The old house was still there, nothing more than a hollow skull of plaster and wood. No lights in the windows. Just dark sockets, lifeless and empty.
Mud sucked at my shoes as I walked to the shore. The gray waters lapped at a nearby dock with hungry sounds.
Charlie’s face emerged again. The floater grew, bobbing and weaving in front of me. I could make out his fox-like face with his pinhole eyes.
“Go on,” he hissed through grinning teeth. “Kill yourself. Drown your sorrows, fat boy!”
I shook my head, winced through the migraine.
“Not me,” I said. “You.”
I reached into my left eye and tried to pull it out of my skull. My fingers were thick, tough with calluses, and I couldn’t get them into the socket. Charlie screamed, hollering so loud in my head it damn near curdled my blood, but I wasn’t going to give up. Instead I knelt down and felt on the ground for something – anything – and soon my big hand fell upon a moldering splinter of wood.
That’ll do, I figured, and jammed it under the eye like I was trying to lever a stone free.

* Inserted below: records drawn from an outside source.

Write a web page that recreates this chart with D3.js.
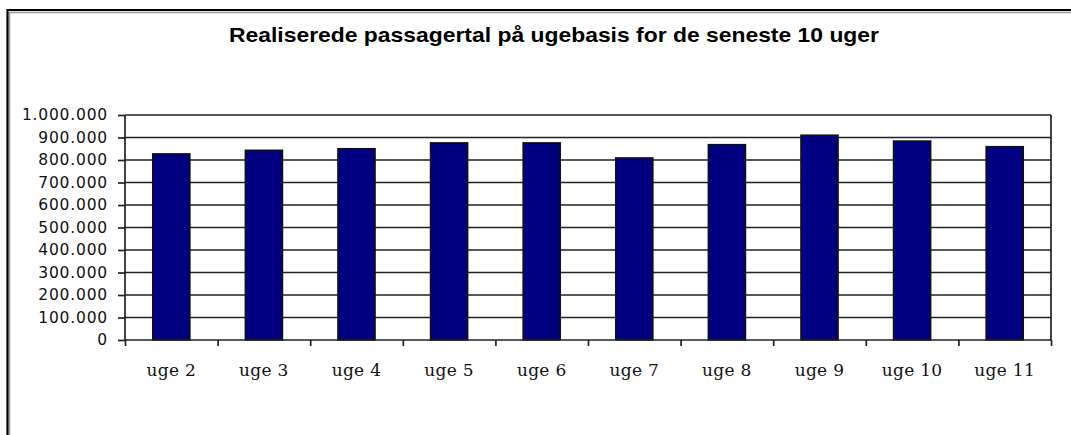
<!DOCTYPE html>
<html>
<head>
<meta charset="utf-8">
<script src="https://cdn.jsdelivr.net/npm/d3@7/dist/d3.min.js"></script>
<style>
body { margin: 0; background: #fff; }
.ylab text { font: 15.5px "DejaVu Sans", sans-serif; letter-spacing: 0.8px; fill: #111; }
.xlab text { font: 17px "DejaVu Serif", serif; letter-spacing: 0.3px; fill: #111; }
</style>
</head>
<body>
<svg id="chart" width="1071" height="435"></svg>
<script>

// data
var weeks = ["uge 2", "uge 3", "uge 4", "uge 5", "uge 6", "uge 7", "uge 8", "uge 9", "uge 10", "uge 11"];
var passengers = [827000, 843000, 850000, 876000, 876000, 809000, 868000, 910000, 884000, 859000];
var yTicks = [0, 100000, 200000, 300000, 400000, 500000, 600000, 700000, 800000, 900000, 1000000];
var chartTitle = "Realiserede passagertal på ugebasis for de seneste 10 uger";

var svg = d3.select("#chart");
var plotL = 125, plotR = 1051, plotT = 115, plotB = 340;

var dk = d3.formatLocale({ decimal: ",", thousands: ".", grouping: [3], currency: ["", ""] });
var fmt = dk.format(",d");

var x = d3.scaleBand().domain(weeks).range([plotL, plotR]).paddingInner(0.6).paddingOuter(0.3);
var xEdges = d3.scaleLinear().domain([0, weeks.length]).range([plotL, plotR]);
var y = d3.scaleLinear().domain([0, 1000000]).range([plotB, plotT]);

// outer frame (only left and top show in the crop)
svg.append("path").attr("d", "M8,435V11H1071").attr("fill", "none")
  .attr("stroke", "#999").attr("stroke-width", 1.5).attr("transform", "translate(1.5,1.5)");
svg.append("path").attr("d", "M7.5,435V10H1071").attr("fill", "none")
  .attr("stroke", "#000").attr("stroke-width", 2.2);

svg.append("text")
  .attr("x", 554).attr("y", 42)
  .attr("text-anchor", "middle")
  .attr("textLength", 650).attr("lengthAdjust", "spacingAndGlyphs")
  .style("font", "bold 21px 'Liberation Sans', Arial, sans-serif")
  .style("fill", "#000")
  .text(chartTitle);

// gridlines
svg.append("g").selectAll("line")
  .data(yTicks.slice(1))
  .join("line")
  .attr("x1", plotL).attr("x2", plotR)
  .attr("y1", function(d) { return y(d) }).attr("y2", function(d) { return y(d) })
  .attr("stroke", "#222").attr("stroke-width", 1.7);

// right border of plot
svg.append("line").attr("x1", plotR).attr("x2", plotR).attr("y1", plotT).attr("y2", plotB)
  .attr("stroke", "#222").attr("stroke-width", 1.7);

// bars
svg.append("g").selectAll("rect")
  .data(passengers)
  .join("rect")
  .attr("x", function(d, i) { return x(weeks[i]) })
  .attr("y", function(d) { return y(d) })
  .attr("width", x.bandwidth())
  .attr("height", function(d) { return y(0) - y(d) })
  .attr("fill", "#000080")
  .attr("stroke", "#111").attr("stroke-width", 1.6);

// y axis
var yAxis = svg.append("g").attr("class", "ylab")
  .attr("transform", "translate(" + plotL + ",0)")
  .call(d3.axisLeft(y).tickValues(yTicks).tickFormat(fmt).tickSize(7).tickPadding(10));
yAxis.selectAll("line, path").attr("stroke", "#222").attr("stroke-width", 1.7);
yAxis.select(".domain").attr("d", "M0," + plotT + "V" + plotB);

// x axis: boundary ticks
var xAxis = svg.append("g")
  .attr("transform", "translate(0," + plotB + ")")
  .call(d3.axisBottom(xEdges).ticks(weeks.length).tickFormat("").tickSize(6));
xAxis.selectAll("line, path").attr("stroke", "#222").attr("stroke-width", 1.7);
xAxis.select(".domain").attr("d", "M" + plotL + ",0H" + plotR);

// x labels
var xLab = svg.append("g").attr("class", "xlab")
  .attr("transform", "translate(0," + plotB + ")")
  .call(d3.axisBottom(x).tickSize(0));
xLab.select(".domain").remove();
xLab.selectAll("text").attr("y", 36).attr("dy", null);

</script>
</body>
</html>
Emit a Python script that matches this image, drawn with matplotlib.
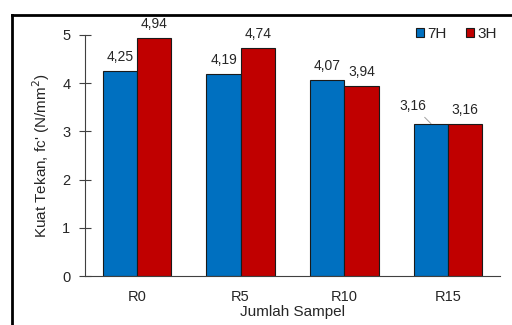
import matplotlib
matplotlib.use("Agg")
import matplotlib.pyplot as plt
from matplotlib.lines import Line2D
import numpy as np

plt.rcParams['font.family'] = ['Liberation Sans', 'DejaVu Sans']

categories = ["R0", "R5", "R10", "R15"]
series_names = ["7H", "3H"]
values_7h = [4.25, 4.19, 4.07, 3.16]
values_3h = [4.94, 4.74, 3.94, 3.16]
labels_7h = ["4,25", "4,19", "4,07", "3,16"]
labels_3h = ["4,94", "4,74", "3,94", "3,16"]
yticks = [0, 1, 2, 3, 4, 5]

blue = "#0070C0"
red = "#C00000"
text_col = "#262626"

fig = plt.figure(figsize=(5.12, 3.25), dpi=100)
ax = fig.add_axes([85/512, 1 - 276/325, 415/512, 241/325])

x = np.arange(len(categories))
w = 0.33
b1 = ax.bar(x - w/2, values_7h, w, color=blue, edgecolor="#1a1a1a", linewidth=0.8, label=series_names[0])
b2 = ax.bar(x + w/2, values_3h, w, color=red, edgecolor="#1a1a1a", linewidth=0.8, label=series_names[1])

for i, (rect, lab) in enumerate(zip(b1, labels_7h)):
    cx = rect.get_x() + rect.get_width()/2
    h = rect.get_height()
    if i == len(categories) - 1:
        ax.annotate(lab, xy=(cx, h), xytext=(-13, 8), textcoords="offset points",
                    ha="center", va="bottom", fontsize=10, color=text_col,
                    arrowprops=dict(arrowstyle="-", color="#a0a0a0", lw=0.7, shrinkA=2, shrinkB=0))
    else:
        ax.annotate(lab, xy=(cx, h), xytext=(0, 5), textcoords="offset points",
                    ha="center", va="bottom", fontsize=10, color=text_col)
for rect, lab in zip(b2, labels_3h):
    cx = rect.get_x() + rect.get_width()/2
    h = rect.get_height()
    ax.annotate(lab, xy=(cx, h), xytext=(0, 5), textcoords="offset points",
                ha="center", va="bottom", fontsize=10, color=text_col)

ax.set_xlim(-0.5, 3.5)
ax.set_ylim(0, 5)
ax.set_yticks(yticks)
ax.set_yticklabels([str(t) for t in yticks])
ax.set_xticks(x)
ax.set_xticklabels(categories)
ax.tick_params(axis="y", direction="inout", length=9, width=0.8, colors="#404040", labelcolor=text_col, labelsize=10.5, pad=6)
ax.tick_params(axis="x", length=0, labelsize=10.5, labelcolor=text_col, pad=10)
for s in ["top", "right"]:
    ax.spines[s].set_visible(False)
ax.spines["left"].set_color("#404040")
ax.spines["bottom"].set_color("#404040")
ax.spines["left"].set_linewidth(0.8)
ax.spines["bottom"].set_linewidth(0.8)

ax.set_xlabel("Jumlah Sampel", fontsize=11, color=text_col, labelpad=1)
ax.set_ylabel("Kuat Tekan, fc' (N/mm$^2$)", fontsize=11, color=text_col, labelpad=7)

leg = ax.legend(loc="upper right", bbox_to_anchor=(1.025, 1.09), ncol=2, frameon=False, fontsize=11,
                handlelength=0.5, handleheight=0.5, handletextpad=0.2, columnspacing=1.3,
                labelcolor=text_col)

# outer frame
fig.add_artist(Line2D([12/512, 12/512], [0, 1 - 15/325], transform=fig.transFigure, color="black", lw=2))
fig.add_artist(Line2D([12/512, 1], [1 - 15/325, 1 - 15/325], transform=fig.transFigure, color="black", lw=2))

fig.savefig("out.png", dpi=100)
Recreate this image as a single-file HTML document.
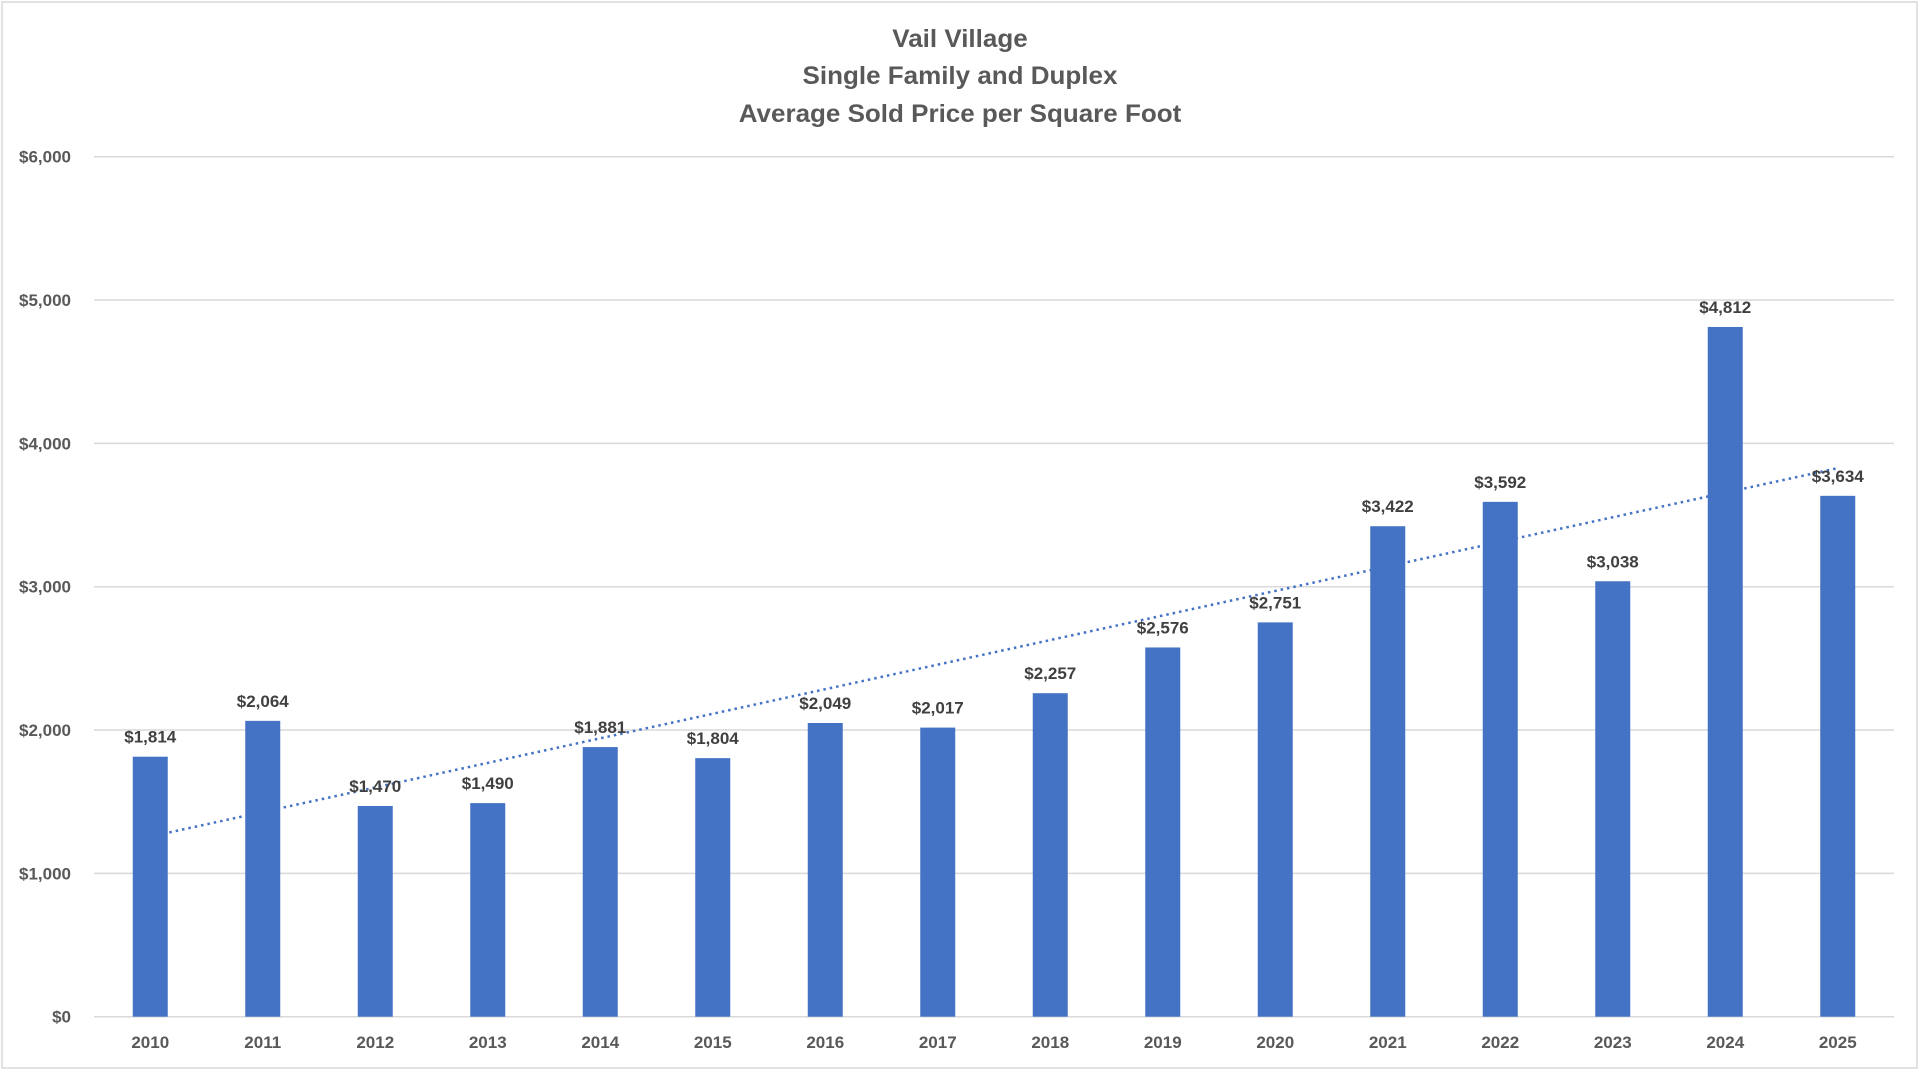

The pain was immeasurable. I jimmied the stick downward.
The eyeball came free, and plopped into the mud. Charlie’s screams ended abruptly, and my headache was gone as quick as it came, replaced with a whole new misery. I curled the eyeball into my hands and took a look at it, which is a strange thing, staring at your own eyeball. It wasn’t all that gross, not really. My cheeks felt wet. Red drops spattered my forearm as I looked at my own peeper.
Grunting, I tossed it into the lake. It made a sound like when a fish hits a bug on the water.
Back at the car, I took a few minutes to throw up, wipe my brow, and then throw up again. I soaked up some of the blood with a handful of tissues I had in the car.
I popped the trunk. I carried the paint cans down to the edge of the dock and then loaded them up rocks. After that, it was Dawn’s turn. Cradling her body in my arms, I lovingly rested her against the wood, and bundled her up in a dark sheet.
I told her I loved her.
Once she was sufficiently weighed down, I rolled her off and into the water. A weird part of me wished my father was there to see it happen.

* * *


The floater came back.
It showed up about a month later. Once again, it began as a translucent speck. It rolled, pitched and dove around my eyeball like a drunken mote of dust.
I decided I had to cut my other eye out. This time, I bought a knife for the job. It was a paring knife from Wal-Mart: short and sharp.
Later, though, as I brought the blade to my eye, the floater again became a face, except there was no headache this time, and the face was not Charlie Doyle’s.
It was Dawn.
She cooed at me and made sweet little kissy noises. She told me, “Love is deep,” and that made me feel a little bit better.